§ **Short task**: In the material below, please retype the lines from the very first through the one with "import plotly.graph_objects as go", exactly and without pictures.

§ **Data section**:
========================================================================

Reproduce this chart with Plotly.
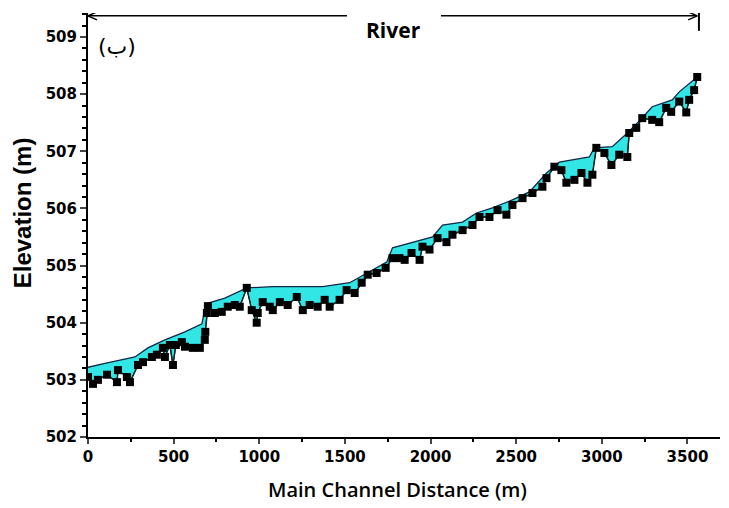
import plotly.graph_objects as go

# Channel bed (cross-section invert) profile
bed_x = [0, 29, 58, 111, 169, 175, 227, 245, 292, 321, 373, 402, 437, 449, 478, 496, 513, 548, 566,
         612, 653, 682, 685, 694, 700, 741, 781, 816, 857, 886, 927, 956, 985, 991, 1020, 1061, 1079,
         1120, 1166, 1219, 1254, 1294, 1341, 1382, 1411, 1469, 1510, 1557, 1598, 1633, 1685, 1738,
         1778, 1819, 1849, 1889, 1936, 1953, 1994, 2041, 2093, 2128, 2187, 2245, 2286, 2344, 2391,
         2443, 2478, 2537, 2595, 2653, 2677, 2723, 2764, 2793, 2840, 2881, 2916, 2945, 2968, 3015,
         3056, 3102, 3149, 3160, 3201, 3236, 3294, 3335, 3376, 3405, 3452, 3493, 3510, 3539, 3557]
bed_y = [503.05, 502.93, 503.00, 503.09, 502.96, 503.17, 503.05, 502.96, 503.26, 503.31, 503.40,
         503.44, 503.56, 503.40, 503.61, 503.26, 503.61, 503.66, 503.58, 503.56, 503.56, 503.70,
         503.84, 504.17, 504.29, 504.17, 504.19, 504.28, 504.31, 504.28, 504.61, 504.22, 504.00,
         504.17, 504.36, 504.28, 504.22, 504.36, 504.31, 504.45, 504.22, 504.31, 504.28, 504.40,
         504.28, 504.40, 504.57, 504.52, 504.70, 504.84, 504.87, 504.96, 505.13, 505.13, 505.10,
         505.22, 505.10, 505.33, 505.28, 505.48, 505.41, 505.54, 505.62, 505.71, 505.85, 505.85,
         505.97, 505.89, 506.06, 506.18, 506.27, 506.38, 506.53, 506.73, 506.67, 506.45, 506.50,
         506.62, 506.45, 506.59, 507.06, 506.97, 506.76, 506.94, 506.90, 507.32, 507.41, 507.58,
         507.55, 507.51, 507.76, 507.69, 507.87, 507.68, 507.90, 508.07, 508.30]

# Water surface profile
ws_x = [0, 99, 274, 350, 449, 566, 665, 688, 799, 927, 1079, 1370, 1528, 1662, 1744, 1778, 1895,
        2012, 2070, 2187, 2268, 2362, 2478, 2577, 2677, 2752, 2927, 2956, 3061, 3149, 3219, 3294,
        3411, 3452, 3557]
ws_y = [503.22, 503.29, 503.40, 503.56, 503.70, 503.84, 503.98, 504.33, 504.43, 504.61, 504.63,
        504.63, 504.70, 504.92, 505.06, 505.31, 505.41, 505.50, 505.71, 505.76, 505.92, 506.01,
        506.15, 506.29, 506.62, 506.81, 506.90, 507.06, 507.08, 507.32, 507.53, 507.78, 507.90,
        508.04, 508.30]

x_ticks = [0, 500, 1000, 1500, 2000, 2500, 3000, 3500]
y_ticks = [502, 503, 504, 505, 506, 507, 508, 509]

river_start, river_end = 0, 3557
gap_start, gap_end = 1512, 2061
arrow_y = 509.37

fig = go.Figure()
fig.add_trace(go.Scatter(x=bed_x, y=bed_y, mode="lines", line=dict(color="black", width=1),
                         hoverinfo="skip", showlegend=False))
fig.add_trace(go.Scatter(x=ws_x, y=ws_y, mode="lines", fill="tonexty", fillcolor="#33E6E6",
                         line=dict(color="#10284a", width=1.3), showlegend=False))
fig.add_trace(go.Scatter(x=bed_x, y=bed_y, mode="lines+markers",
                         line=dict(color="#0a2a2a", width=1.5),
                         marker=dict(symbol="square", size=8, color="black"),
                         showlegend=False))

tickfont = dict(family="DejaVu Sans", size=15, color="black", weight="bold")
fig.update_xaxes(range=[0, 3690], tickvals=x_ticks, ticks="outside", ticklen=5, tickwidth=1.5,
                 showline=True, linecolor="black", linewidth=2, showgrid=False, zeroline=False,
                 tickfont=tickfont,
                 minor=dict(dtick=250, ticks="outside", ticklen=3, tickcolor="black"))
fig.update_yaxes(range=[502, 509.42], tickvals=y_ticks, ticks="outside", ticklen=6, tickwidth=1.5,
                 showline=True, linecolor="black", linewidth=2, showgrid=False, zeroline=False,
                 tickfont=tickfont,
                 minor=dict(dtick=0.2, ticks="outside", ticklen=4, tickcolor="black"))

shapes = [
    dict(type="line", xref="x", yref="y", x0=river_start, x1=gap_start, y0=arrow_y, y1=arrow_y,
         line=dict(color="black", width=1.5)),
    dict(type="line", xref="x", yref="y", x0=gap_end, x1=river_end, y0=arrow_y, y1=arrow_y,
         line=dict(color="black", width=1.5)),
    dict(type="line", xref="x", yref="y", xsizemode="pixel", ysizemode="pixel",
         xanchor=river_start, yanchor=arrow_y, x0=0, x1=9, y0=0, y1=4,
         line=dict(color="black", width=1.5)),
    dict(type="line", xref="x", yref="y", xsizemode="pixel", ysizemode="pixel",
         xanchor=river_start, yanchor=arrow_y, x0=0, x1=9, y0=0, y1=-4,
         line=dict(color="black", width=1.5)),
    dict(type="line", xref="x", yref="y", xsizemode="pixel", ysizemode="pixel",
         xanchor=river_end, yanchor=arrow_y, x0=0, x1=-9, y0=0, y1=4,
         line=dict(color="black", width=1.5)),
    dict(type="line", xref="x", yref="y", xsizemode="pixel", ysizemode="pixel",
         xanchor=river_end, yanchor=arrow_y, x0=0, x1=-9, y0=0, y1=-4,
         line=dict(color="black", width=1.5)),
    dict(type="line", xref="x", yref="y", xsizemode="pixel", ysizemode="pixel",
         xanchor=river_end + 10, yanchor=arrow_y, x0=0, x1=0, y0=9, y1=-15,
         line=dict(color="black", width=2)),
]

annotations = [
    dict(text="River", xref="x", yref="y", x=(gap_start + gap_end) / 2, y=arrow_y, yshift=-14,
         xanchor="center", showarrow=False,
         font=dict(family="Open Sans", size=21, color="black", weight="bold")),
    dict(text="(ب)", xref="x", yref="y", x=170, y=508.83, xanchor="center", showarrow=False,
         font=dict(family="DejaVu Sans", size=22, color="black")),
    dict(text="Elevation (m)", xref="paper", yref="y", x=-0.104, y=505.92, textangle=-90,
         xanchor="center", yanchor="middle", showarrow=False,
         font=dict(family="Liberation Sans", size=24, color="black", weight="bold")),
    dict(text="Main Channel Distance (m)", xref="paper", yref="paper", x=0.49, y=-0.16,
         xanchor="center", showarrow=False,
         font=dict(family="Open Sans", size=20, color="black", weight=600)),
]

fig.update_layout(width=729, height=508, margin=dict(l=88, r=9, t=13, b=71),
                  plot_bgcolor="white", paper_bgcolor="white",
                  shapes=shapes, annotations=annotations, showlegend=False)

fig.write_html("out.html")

========================================================================

§ **Task output**:
Reproduce this chart with Plotly.
import plotly.graph_objects as go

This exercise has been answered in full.